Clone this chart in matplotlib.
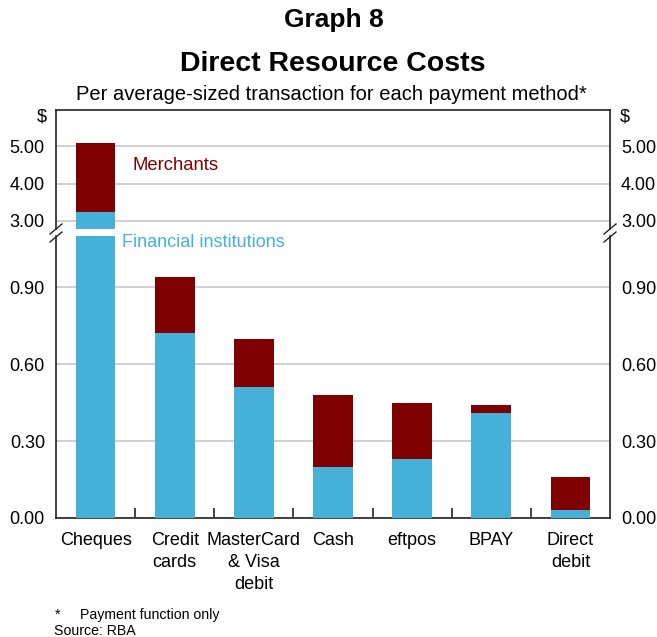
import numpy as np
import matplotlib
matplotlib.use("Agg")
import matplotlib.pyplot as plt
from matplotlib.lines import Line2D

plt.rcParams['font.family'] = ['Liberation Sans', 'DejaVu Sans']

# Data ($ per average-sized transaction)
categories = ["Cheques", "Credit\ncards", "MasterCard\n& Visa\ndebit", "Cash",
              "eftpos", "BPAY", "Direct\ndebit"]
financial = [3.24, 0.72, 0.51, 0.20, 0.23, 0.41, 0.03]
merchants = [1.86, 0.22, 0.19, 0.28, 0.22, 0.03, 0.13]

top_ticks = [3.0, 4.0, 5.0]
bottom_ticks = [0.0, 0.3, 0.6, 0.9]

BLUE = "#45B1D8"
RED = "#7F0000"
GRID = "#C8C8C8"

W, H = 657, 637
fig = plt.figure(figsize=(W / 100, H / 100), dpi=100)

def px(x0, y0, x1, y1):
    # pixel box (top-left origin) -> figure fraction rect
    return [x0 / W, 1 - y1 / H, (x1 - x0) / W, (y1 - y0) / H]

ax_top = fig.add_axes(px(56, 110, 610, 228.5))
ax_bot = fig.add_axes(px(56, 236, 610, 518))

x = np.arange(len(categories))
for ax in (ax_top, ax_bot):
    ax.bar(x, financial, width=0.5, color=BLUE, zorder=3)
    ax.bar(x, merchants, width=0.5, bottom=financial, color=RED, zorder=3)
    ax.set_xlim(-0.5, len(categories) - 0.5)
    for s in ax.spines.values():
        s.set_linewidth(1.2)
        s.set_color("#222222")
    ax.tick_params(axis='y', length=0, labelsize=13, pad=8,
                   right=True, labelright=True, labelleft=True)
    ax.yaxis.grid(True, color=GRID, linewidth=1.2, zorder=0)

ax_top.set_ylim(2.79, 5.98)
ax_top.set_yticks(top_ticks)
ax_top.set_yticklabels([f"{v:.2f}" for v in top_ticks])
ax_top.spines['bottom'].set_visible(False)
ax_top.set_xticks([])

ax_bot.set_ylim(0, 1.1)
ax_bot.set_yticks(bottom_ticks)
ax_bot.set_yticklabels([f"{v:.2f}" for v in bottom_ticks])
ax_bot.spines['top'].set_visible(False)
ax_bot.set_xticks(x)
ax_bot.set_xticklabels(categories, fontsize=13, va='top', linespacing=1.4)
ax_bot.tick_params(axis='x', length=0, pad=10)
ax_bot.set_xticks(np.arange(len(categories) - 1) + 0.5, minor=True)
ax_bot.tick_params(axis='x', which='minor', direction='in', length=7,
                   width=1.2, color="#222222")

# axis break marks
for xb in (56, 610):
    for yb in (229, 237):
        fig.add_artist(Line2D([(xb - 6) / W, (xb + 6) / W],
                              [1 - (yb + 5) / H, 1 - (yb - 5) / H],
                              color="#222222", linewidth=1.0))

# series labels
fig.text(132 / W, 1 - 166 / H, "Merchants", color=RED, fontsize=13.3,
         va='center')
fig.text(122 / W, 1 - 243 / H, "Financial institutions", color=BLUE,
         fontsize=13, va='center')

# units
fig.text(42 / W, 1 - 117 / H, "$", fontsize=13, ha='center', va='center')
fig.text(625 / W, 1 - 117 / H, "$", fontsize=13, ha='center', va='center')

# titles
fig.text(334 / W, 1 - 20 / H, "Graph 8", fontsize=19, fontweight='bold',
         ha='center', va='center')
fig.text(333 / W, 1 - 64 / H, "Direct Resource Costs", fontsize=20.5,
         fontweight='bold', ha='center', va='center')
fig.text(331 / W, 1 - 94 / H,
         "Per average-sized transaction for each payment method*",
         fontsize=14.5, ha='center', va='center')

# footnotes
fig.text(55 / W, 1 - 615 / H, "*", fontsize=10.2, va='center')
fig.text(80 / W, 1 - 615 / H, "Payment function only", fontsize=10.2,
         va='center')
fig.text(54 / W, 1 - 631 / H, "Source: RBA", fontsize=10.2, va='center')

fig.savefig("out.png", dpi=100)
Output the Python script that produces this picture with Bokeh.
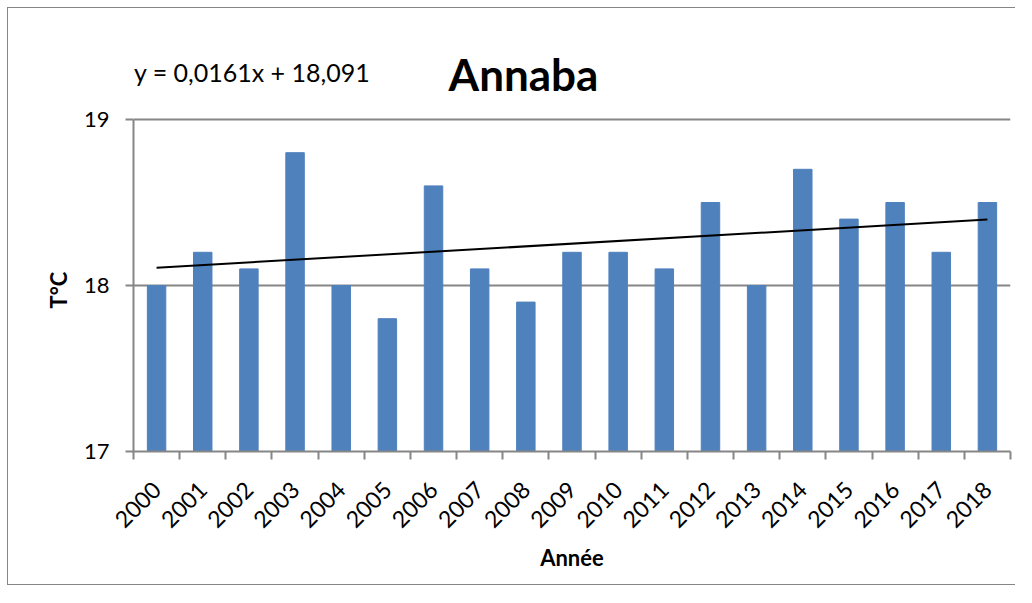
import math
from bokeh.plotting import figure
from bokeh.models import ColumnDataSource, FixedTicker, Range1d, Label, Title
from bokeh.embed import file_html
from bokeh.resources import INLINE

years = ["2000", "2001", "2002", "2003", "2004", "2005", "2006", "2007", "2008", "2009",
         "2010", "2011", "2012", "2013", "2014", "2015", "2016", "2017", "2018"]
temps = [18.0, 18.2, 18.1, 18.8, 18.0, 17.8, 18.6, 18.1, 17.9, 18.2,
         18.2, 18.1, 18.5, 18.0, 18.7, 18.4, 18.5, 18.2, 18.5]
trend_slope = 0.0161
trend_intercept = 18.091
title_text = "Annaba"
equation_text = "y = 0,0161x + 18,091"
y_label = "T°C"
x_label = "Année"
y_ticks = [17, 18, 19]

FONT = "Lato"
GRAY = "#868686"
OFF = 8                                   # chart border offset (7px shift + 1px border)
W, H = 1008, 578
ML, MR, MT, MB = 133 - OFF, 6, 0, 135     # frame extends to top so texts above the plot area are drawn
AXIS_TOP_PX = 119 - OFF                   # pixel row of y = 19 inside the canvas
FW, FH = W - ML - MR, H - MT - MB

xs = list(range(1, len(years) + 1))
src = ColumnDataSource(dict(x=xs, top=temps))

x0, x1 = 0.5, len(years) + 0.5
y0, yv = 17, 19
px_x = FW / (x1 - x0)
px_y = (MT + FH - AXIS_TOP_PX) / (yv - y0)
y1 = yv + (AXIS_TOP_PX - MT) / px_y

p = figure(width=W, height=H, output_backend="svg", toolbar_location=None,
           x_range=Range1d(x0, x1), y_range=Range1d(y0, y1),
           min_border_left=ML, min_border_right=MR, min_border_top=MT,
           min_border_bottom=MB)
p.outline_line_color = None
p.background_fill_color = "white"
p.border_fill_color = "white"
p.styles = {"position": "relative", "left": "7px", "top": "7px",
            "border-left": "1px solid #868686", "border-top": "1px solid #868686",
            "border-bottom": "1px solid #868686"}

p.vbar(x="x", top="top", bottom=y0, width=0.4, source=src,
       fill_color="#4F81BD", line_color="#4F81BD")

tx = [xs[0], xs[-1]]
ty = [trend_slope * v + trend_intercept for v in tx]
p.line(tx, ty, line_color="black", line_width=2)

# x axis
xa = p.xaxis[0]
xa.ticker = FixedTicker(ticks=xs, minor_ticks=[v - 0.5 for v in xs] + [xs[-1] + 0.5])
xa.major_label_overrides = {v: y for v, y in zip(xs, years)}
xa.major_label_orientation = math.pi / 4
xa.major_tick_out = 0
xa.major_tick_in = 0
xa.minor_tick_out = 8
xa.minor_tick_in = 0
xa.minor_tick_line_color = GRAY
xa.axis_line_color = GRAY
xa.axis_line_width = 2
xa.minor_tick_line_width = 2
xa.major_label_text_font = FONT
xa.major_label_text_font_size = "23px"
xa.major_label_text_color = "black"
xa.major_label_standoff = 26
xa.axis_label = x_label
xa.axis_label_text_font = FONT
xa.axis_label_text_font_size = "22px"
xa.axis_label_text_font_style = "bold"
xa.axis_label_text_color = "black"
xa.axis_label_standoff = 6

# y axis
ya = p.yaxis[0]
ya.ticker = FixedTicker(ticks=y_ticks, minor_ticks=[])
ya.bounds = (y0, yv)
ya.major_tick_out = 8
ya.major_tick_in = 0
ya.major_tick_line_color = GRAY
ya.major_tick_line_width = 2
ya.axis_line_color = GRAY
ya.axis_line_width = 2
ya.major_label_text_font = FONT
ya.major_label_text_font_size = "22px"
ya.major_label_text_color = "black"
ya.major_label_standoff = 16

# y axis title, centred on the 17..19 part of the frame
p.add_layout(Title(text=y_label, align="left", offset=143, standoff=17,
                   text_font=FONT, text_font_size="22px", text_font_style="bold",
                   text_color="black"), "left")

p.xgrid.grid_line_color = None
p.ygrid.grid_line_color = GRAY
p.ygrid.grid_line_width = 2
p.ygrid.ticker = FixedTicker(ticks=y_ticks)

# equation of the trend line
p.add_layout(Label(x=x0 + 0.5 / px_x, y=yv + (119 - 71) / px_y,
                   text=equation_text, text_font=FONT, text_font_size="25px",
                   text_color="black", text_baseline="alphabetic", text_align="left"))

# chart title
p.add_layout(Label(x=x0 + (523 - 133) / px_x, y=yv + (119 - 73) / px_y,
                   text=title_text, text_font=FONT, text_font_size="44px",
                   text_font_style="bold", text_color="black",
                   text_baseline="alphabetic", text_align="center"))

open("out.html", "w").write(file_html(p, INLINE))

________________________________________

--- WRITTEN PROBLEM ---
Repeat exactly the lines above, from the line that contains "Output the Python" down through the line that contains "from bokeh.resources import INLINE". Include both of those lines and none of the pictures.

--- RESPONSE BELOW ---
Output the Python script that produces this picture with Bokeh.
import math
from bokeh.plotting import figure
from bokeh.models import ColumnDataSource, FixedTicker, Range1d, Label, Title
from bokeh.embed import file_html
from bokeh.resources import INLINE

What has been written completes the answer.